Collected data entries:
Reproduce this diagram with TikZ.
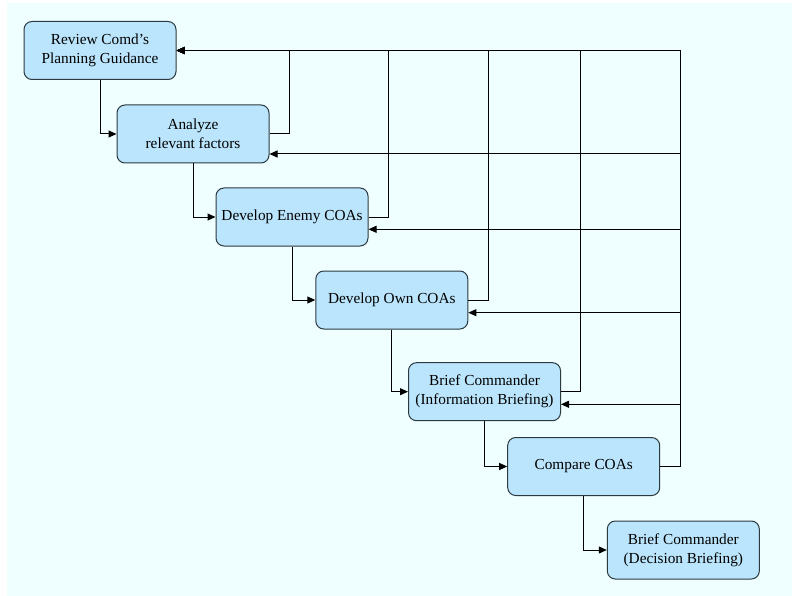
\documentclass[tikz,border=0pt]{standalone}
\usepackage{fontspec}
\setmainfont{Liberation Serif}
\usetikzlibrary{arrows.meta}
\definecolor{pagebg}{HTML}{EFFFFF}
\definecolor{boxfill}{HTML}{BBE5FC}
\definecolor{boxline}{HTML}{2B3A40}
\tikzset{
  stepbox/.style={draw=boxline, line width=1pt, fill=boxfill, rounded corners=8pt,
    minimum width=152pt, minimum height=58pt, inner sep=2pt, align=center,
    font=\fontsize{15.3}{19}\selectfont},
  flow/.style={draw=black, line width=1pt, -{Triangle[length=8pt,width=7pt]}},
}
\begin{document}
\begin{tikzpicture}[x=1pt,y=-1pt]
\useasboundingbox (0,0) rectangle (792,596);
\fill[white] (0,0) rectangle (792,596);
\fill[pagebg] (7,3) rectangle (792,596);

% planning steps
\node[stepbox] (b1) at (100,50.5)  {Review Comd’s\\Planning Guidance};
\node[stepbox] (b2) at (193,134)   {Analyze\\relevant factors};
\node[stepbox] (b3) at (292,217)   {Develop Enemy COAs};
\node[stepbox] (b4) at (391.8,300) {Develop Own COAs};
\node[stepbox] (b5) at (484.5,391.7) {Brief Commander\\(Information Briefing)};
\node[stepbox] (b6) at (583.7,466.5) {Compare COAs};
\node[stepbox] (b7) at (683.3,550)   {Brief Commander\\(Decision Briefing)};

% x positions of the return lines
\coordinate (c2) at (289,0);
\coordinate (c3) at (388.3,0);
\coordinate (c4) at (488,0);
\coordinate (c5) at (580.3,0);
\coordinate (c6) at (680,0);

% forward sequence
\draw[flow] (b1.south) |- (b2.west);
\draw[flow] (b2.south) |- (b3.west);
\draw[flow] (b3.south) |- (b4.west);
\draw[flow] (b4.south) |- (b5.west);
\draw[flow] (b5.south) |- (b6.west);
\draw[flow] (b6.south) |- (b7.west);

% returns to the first step
\draw[flow] (b2.east) -| (c2 |- b1.east) -- (b1.east);
\draw[flow] (b3.east) -| (c3 |- b1.east) -- (b1.east);
\draw[flow] (b4.east) -| (c4 |- b1.east) -- (b1.east);
\draw[flow] (b5.east) -| (c5 |- b1.east) -- (b1.east);
\draw[flow] (b6.east) -| (c6 |- b1.east) -- (b1.east);

% returns from Compare COAs to the earlier steps
\coordinate (r2) at ([yshift=-20pt]b2.east);
\coordinate (r3) at ([yshift=-12.3pt]b3.east);
\coordinate (r4) at ([yshift=-12.7pt]b4.east);
\coordinate (r5) at ([yshift=-12.6pt]b5.east);
\draw[flow] (c6 |- r2) -- (r2);
\draw[flow] (c6 |- r3) -- (r3);
\draw[flow] (c6 |- r4) -- (r4);
\draw[flow] (c6 |- r5) -- (r5);
\end{tikzpicture}
\end{document}
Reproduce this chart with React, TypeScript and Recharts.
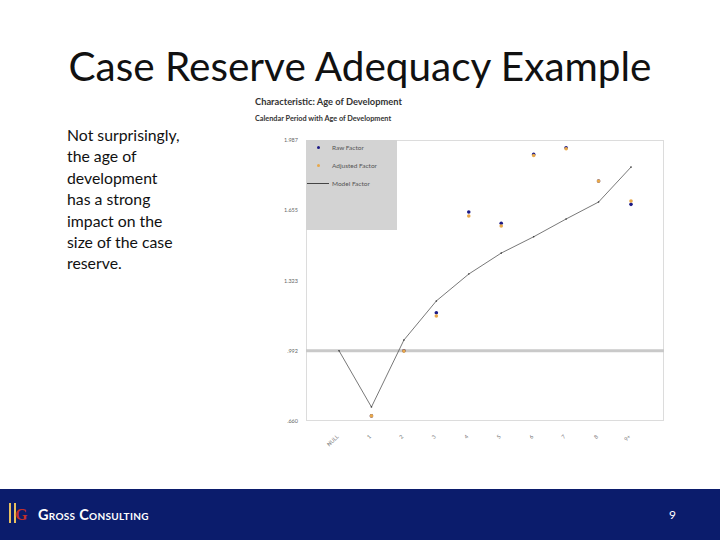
import React from 'react';
import {
  ComposedChart,
  Line,
  Scatter,
  XAxis,
  YAxis,
  ReferenceLine,
} from 'recharts';

const categories = ['NULL', '1', '2', '3', '4', '5', '6', '7', '8', '9+'];
const rawFactor = [null, 0.684, 0.992, 1.171, 1.647, 1.594, 1.919, 1.95, 1.793, 1.683];
const adjustedFactor = [null, 0.684, 0.99, 1.156, 1.628, 1.581, 1.914, 1.946, 1.793, 1.699];
const modelFactor = [0.992, 0.726, 1.042, 1.227, 1.354, 1.453, 1.53, 1.614, 1.694, 1.859];
const yTicks = [0.66, 0.992, 1.323, 1.655, 1.987];
const yTickLabels = ['.660', '.992', '1.323', '1.655', '1.987'];
const legendLabels = ['Raw Factor', 'Adjusted Factor', 'Model Factor'];
const bodyLines = [
  'Not surprisingly,',
  'the age of',
  'development',
  'has a strong',
  'impact on the',
  'size of the case',
  'reserve.',
];
const baseline = 0.992;

const chartData = categories.map((c, i) => ({
  name: c,
  raw: rawFactor[i],
  adjusted: adjustedFactor[i],
  model: modelFactor[i],
}));

const NAVY = '#1c1a86';
const ORANGE = '#e8a84a';

function LegendBox() {
  const row = { display: 'flex', alignItems: 'center', height: 18, fontSize: 6.5, color: '#555' };
  const mark = { width: 24, display: 'flex', justifyContent: 'center', alignItems: 'center' };
  return (
    <div
      style={{
        position: 'absolute',
        left: 306,
        top: 140,
        width: 91,
        height: 90,
        background: '#d3d3d3',
      }}
    >
      <div style={{ position: 'absolute', left: 0, top: -2 }}>
        <div style={row}>
          <div style={mark}>
            <span style={{ width: 3, height: 3, borderRadius: 2, background: NAVY }} />
          </div>
          <span style={{ marginLeft: 2 }}>{legendLabels[0]}</span>
        </div>
        <div style={row}>
          <div style={mark}>
            <span style={{ width: 3, height: 3, borderRadius: 2, background: ORANGE }} />
          </div>
          <span style={{ marginLeft: 2 }}>{legendLabels[1]}</span>
        </div>
        <div style={row}>
          <div style={mark}>
            <span style={{ width: 22, height: 1, background: '#444' }} />
          </div>
          <span style={{ marginLeft: 2 }}>{legendLabels[2]}</span>
        </div>
      </div>
    </div>
  );
}

function XTick(props: any) {
  const { x, y, payload } = props;
  return (
    <text
      x={x}
      y={y + 8}
      transform={`rotate(-45 ${x} ${y + 8})`}
      textAnchor="end"
      fontSize={5.5}
      fill="#777"
      fontFamily="Lato, sans-serif"
    >
      {payload.value}
    </text>
  );
}

const dotShape = (color: string) => (p: any) =>
  p.cx != null && p.cy != null && !isNaN(p.cy) ? (
    <circle cx={p.cx} cy={p.cy} r={1.8} fill={color} />
  ) : (
    <g />
  );

export default function App() {
  return (
    <div
      style={{
        position: 'absolute',
        left: 0,
        top: 0,
        width: 720,
        height: 540,
        background: '#fff',
        overflow: 'hidden',
        fontFamily: 'Lato, sans-serif',
      }}
    >
      <div
        style={{
          position: 'absolute',
          left: 0,
          width: 720,
          top: 41,
          textAlign: 'center',
          fontSize: 40.5,
          color: '#111',
          lineHeight: '50px',
        }}
      >
        Case Reserve Adequacy Example
      </div>
      <div
        style={{
          position: 'absolute',
          left: 67,
          top: 124,
          fontSize: 15.8,
          lineHeight: '21.4px',
          color: '#111',
          whiteSpace: 'nowrap',
        }}
      >
        {bodyLines.map((l) => (
          <div key={l}>{l}</div>
        ))}
      </div>
      <div
        style={{
          position: 'absolute',
          left: 255,
          top: 96,
          fontSize: 9.3,
          fontWeight: 700,
          color: '#333',
        }}
      >
        Characteristic: Age of Development
      </div>
      <div
        style={{
          position: 'absolute',
          left: 255,
          top: 114,
          fontSize: 7.3,
          fontWeight: 700,
          color: '#333',
        }}
      >
        Calendar Period with Age of Development
      </div>
      <div
        style={{
          position: 'absolute',
          left: 306,
          top: 140,
          width: 358,
          height: 281,
          border: '1px solid #dcdcdc',
          boxSizing: 'border-box',
        }}
      />
      <div style={{ position: 'absolute', left: 250, top: 130 }}>
        <ComposedChart
          width={430}
          height={320}
          data={chartData}
          margin={{ top: 10, right: 16, left: 0, bottom: 0 }}
        >
          <XAxis
            dataKey="name"
            type="category"
            padding={{ left: 33, right: 33 }}
            axisLine={false}
            tickLine={false}
            height={29}
            interval={0}
            tick={<XTick />}
          />
          <YAxis
            domain={[0.66, 1.987]}
            ticks={yTicks}
            width={56}
            axisLine={false}
            tickLine={false}
            tickFormatter={(v: number) => yTickLabels[yTicks.indexOf(v)] ?? ''}
            tick={{ fontSize: 5.5, fill: '#666' }}
          />
          <ReferenceLine y={baseline} stroke="#c9c9c9" strokeWidth={3} />
          <Line
            dataKey="model"
            stroke="#555"
            strokeWidth={0.8}
            dot={{ r: 0.8, fill: '#333', stroke: 'none' }}
            isAnimationActive={false}
          />
          <Scatter dataKey="raw" fill={NAVY} shape={dotShape(NAVY)} isAnimationActive={false} />
          <Scatter dataKey="adjusted" fill={ORANGE} shape={dotShape(ORANGE)} isAnimationActive={false} />
        </ComposedChart>
      </div>
      <LegendBox />
      <div
        style={{
          position: 'absolute',
          left: 0,
          top: 489,
          width: 720,
          height: 51,
          background: '#0b1c6c',
        }}
      >
        <div style={{ position: 'absolute', left: 7, top: 14, width: 22, height: 22 }}>
          <span style={{ position: 'absolute', left: 2, top: 0, width: 2, height: 20, background: '#e8c060' }} />
          <span style={{ position: 'absolute', left: 7, top: 0, width: 2, height: 20, background: '#e8c060' }} />
          <span
            style={{
              position: 'absolute',
              left: 8,
              top: 4,
              fontSize: 16,
              fontWeight: 700,
              color: '#c0302a',
              fontFamily: 'Liberation Serif, serif',
              lineHeight: '16px',
            }}
          >
            G
          </span>
        </div>
        <div
          style={{
            position: 'absolute',
            left: 38,
            top: 17,
            fontSize: 14.5,
            fontWeight: 700,
            color: '#fff',
            fontVariant: 'small-caps',
            letterSpacing: 0.3,
          }}
        >
          Gross Consulting
        </div>
        <div style={{ position: 'absolute', left: 669, top: 18, fontSize: 12, color: '#fff' }}>9</div>
      </div>
    </div>
  );
}
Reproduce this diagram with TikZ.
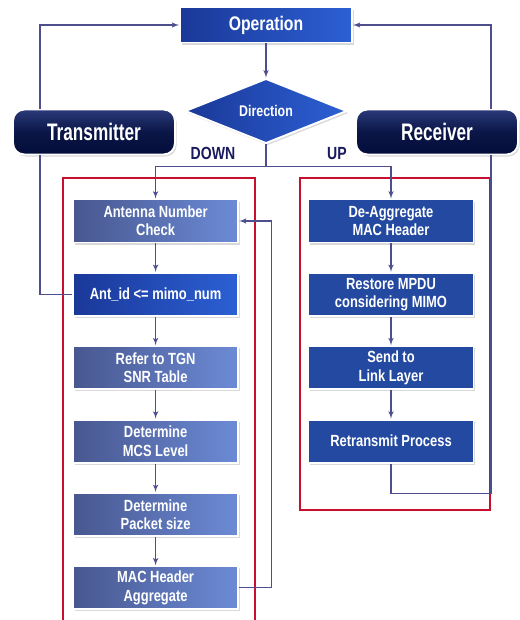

Written instruction
Pictures are excluded; extract exactly the lines from the start of the data through the line that holds "(7,3) rectangle (792,596);", both ends included.

Complete answer
Reproduce this diagram with TikZ.
\documentclass[tikz,border=0pt]{standalone}
\usepackage{fontspec}
\setmainfont{Liberation Serif}
\usetikzlibrary{arrows.meta}
\definecolor{pagebg}{HTML}{EFFFFF}
\definecolor{boxfill}{HTML}{BBE5FC}
\definecolor{boxline}{HTML}{2B3A40}
\tikzset{
  stepbox/.style={draw=boxline, line width=1pt, fill=boxfill, rounded corners=8pt,
    minimum width=152pt, minimum height=58pt, inner sep=2pt, align=center,
    font=\fontsize{15.3}{19}\selectfont},
  flow/.style={draw=black, line width=1pt, -{Triangle[length=8pt,width=7pt]}},
}
\begin{document}
\begin{tikzpicture}[x=1pt,y=-1pt]
\useasboundingbox (0,0) rectangle (792,596);
\fill[white] (0,0) rectangle (792,596);
\fill[pagebg] (7,3) rectangle (792,596);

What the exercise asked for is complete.